**Input material**
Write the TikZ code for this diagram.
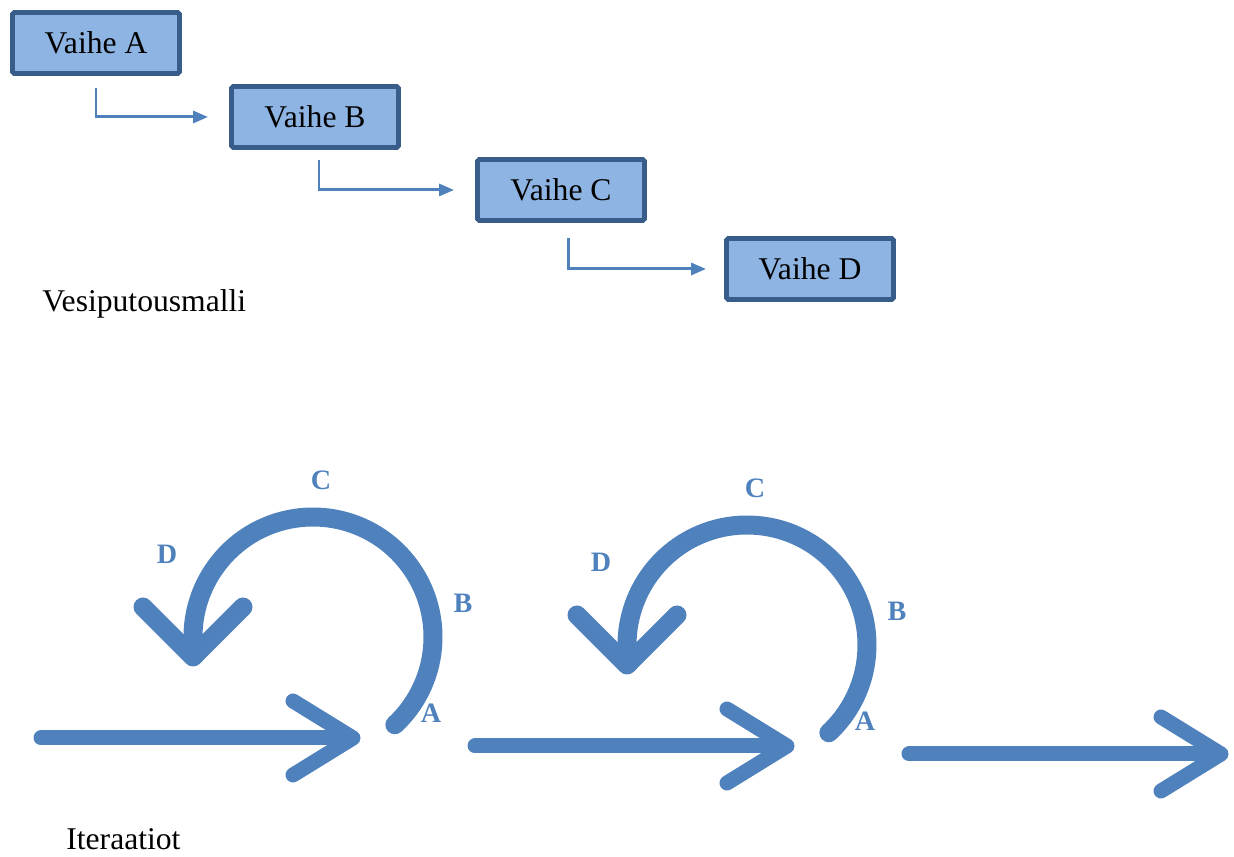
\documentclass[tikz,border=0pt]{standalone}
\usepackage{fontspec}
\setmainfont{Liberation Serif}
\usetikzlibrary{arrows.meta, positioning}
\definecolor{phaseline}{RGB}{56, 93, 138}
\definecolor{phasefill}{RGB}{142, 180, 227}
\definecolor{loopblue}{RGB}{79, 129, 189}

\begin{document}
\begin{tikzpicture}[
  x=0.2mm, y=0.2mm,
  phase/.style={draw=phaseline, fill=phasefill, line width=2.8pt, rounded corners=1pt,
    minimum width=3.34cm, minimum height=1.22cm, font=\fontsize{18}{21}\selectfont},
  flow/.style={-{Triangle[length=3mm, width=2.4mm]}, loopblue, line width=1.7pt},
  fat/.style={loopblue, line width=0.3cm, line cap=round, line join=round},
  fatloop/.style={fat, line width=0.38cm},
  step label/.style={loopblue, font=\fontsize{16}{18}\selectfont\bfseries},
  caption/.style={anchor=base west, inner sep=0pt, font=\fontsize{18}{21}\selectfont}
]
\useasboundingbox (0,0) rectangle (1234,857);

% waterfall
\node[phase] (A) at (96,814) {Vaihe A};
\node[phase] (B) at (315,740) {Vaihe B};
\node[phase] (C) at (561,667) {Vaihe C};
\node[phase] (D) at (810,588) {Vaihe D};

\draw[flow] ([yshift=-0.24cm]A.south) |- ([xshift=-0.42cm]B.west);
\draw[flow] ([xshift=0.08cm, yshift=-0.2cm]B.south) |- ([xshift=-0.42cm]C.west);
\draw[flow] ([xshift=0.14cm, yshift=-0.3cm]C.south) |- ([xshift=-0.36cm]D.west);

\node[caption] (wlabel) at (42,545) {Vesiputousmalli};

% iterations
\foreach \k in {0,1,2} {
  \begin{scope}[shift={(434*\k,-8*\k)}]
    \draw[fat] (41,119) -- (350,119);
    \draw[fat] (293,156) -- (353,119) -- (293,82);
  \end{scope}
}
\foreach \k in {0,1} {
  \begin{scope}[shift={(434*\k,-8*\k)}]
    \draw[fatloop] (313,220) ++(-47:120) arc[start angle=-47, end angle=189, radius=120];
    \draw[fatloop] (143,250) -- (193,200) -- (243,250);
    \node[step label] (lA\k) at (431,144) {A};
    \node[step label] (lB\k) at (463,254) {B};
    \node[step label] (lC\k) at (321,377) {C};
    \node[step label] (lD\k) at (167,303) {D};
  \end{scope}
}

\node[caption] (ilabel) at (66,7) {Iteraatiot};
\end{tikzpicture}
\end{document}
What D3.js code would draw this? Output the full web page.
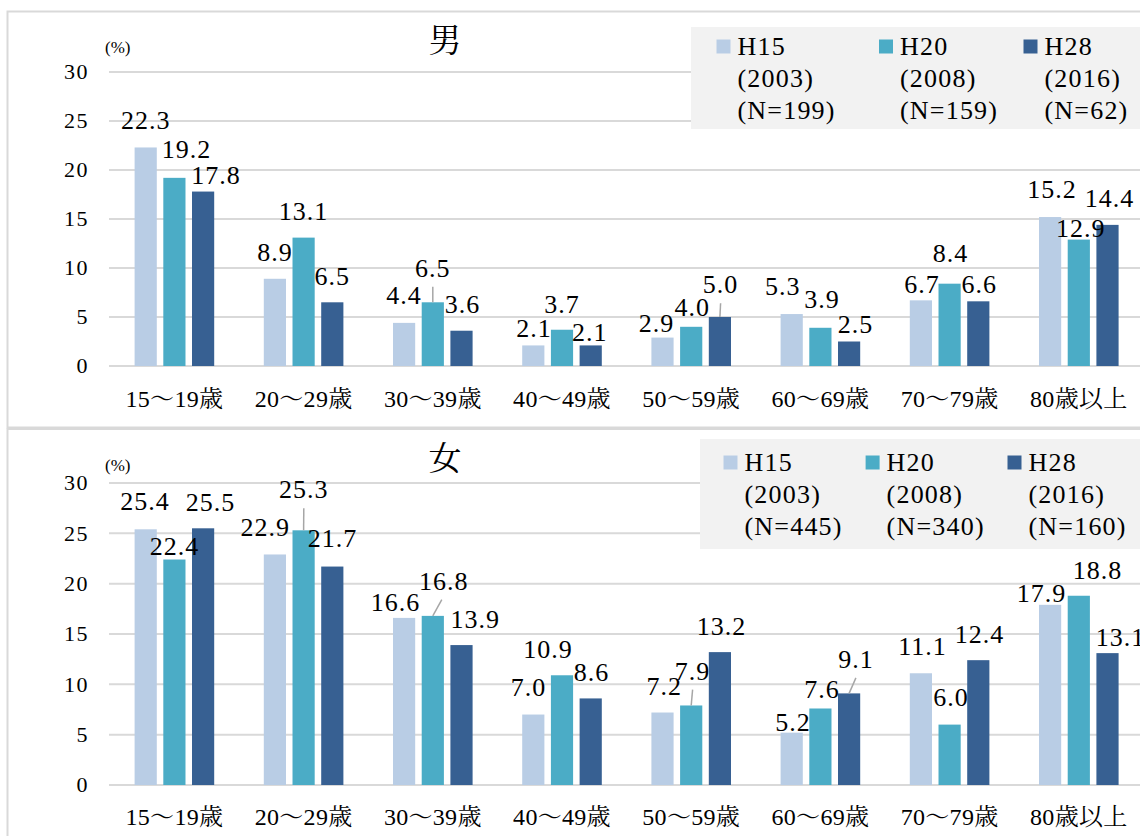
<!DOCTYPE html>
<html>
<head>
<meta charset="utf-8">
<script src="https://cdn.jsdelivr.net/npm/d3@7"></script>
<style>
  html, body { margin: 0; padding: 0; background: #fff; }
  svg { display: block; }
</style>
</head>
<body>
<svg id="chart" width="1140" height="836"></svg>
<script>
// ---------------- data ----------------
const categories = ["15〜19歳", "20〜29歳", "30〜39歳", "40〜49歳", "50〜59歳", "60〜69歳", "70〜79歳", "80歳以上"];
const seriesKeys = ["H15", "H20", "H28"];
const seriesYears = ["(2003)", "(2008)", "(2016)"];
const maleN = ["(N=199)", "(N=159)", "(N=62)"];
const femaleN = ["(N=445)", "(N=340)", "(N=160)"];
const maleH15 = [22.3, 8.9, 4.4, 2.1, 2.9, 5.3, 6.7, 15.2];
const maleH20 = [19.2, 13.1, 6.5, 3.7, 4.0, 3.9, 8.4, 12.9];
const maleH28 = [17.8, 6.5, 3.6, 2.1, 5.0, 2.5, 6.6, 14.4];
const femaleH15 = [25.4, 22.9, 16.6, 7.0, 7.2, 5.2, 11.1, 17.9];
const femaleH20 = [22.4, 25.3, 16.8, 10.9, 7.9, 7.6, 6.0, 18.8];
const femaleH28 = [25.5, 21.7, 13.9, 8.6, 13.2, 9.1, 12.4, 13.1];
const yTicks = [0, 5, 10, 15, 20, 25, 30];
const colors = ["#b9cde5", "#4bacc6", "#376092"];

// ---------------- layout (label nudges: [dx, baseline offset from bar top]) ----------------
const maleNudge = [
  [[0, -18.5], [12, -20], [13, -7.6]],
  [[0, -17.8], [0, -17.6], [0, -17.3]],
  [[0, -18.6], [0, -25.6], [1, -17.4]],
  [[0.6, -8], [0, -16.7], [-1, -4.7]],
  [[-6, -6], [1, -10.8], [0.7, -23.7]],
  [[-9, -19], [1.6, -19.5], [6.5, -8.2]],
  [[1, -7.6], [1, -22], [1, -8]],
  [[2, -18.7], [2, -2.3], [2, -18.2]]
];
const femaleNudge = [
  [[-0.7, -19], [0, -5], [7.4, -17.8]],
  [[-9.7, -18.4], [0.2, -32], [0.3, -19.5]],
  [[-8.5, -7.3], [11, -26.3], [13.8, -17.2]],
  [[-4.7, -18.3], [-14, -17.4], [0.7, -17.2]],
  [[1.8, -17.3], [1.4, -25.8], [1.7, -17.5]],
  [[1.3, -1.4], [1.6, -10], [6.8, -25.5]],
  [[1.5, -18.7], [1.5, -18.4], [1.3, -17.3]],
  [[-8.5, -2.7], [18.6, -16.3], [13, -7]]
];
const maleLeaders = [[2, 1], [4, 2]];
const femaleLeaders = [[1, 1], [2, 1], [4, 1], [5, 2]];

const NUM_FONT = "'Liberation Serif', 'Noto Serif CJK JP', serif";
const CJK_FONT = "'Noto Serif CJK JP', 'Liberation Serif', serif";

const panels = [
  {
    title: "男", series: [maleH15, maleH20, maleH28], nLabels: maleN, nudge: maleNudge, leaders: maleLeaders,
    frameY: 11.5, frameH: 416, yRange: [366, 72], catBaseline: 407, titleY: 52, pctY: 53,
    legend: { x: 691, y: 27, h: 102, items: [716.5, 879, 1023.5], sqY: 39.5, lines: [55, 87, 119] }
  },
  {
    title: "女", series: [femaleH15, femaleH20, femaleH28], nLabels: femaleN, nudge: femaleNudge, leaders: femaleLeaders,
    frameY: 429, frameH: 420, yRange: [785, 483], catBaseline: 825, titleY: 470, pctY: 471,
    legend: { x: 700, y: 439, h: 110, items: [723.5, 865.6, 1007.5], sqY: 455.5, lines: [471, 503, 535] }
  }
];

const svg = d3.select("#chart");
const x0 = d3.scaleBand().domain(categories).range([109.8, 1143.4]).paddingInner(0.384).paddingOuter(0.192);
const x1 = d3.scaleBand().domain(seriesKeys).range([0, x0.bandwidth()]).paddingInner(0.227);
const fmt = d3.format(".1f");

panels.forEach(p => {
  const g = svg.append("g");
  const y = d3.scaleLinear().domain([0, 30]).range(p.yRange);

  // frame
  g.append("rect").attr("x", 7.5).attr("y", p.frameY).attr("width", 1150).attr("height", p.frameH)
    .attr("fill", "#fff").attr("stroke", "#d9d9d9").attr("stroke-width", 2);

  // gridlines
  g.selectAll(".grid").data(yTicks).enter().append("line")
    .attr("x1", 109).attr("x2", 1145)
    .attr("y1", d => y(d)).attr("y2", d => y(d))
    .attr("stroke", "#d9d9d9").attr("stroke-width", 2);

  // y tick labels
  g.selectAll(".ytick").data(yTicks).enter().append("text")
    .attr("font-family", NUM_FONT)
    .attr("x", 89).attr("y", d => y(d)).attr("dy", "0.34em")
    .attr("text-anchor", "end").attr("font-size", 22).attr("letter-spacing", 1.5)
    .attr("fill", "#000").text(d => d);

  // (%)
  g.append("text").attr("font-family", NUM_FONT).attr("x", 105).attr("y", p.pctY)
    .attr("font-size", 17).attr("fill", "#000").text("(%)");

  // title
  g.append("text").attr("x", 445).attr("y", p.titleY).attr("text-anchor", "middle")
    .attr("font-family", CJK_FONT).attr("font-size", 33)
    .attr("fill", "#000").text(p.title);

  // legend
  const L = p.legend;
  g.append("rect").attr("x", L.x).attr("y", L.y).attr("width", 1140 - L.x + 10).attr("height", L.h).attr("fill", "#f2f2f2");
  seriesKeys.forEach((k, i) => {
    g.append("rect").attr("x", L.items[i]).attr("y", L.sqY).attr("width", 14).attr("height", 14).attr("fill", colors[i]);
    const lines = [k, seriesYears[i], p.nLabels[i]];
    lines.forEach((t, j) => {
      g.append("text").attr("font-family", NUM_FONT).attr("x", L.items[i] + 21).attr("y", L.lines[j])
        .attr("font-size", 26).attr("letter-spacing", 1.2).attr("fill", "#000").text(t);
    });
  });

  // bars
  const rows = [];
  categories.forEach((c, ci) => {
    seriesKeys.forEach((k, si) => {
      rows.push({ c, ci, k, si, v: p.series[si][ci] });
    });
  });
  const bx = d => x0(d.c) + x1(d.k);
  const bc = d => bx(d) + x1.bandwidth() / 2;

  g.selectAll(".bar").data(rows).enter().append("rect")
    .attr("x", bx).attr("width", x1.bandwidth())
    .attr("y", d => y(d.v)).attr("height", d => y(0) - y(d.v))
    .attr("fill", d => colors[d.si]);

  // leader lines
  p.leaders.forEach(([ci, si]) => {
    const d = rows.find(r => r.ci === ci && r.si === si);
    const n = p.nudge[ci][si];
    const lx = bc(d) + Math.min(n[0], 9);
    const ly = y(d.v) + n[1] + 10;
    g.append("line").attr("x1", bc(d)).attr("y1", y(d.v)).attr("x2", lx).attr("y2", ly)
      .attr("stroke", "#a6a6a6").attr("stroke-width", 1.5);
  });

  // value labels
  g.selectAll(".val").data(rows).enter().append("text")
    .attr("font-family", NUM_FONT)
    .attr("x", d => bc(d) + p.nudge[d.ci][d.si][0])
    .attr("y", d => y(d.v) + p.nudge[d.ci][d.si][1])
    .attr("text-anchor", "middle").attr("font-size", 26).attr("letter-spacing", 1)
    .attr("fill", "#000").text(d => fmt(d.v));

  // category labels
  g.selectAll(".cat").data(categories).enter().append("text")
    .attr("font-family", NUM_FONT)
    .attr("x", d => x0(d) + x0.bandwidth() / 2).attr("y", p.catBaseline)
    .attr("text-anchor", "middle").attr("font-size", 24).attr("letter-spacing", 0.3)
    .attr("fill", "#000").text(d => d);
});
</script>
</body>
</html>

**Set problem**
Look through the material above. Copy each line where the word "code" appears.

**Task response**
Write the TikZ code for this diagram.
What D3.js code would draw this? Output the full web page.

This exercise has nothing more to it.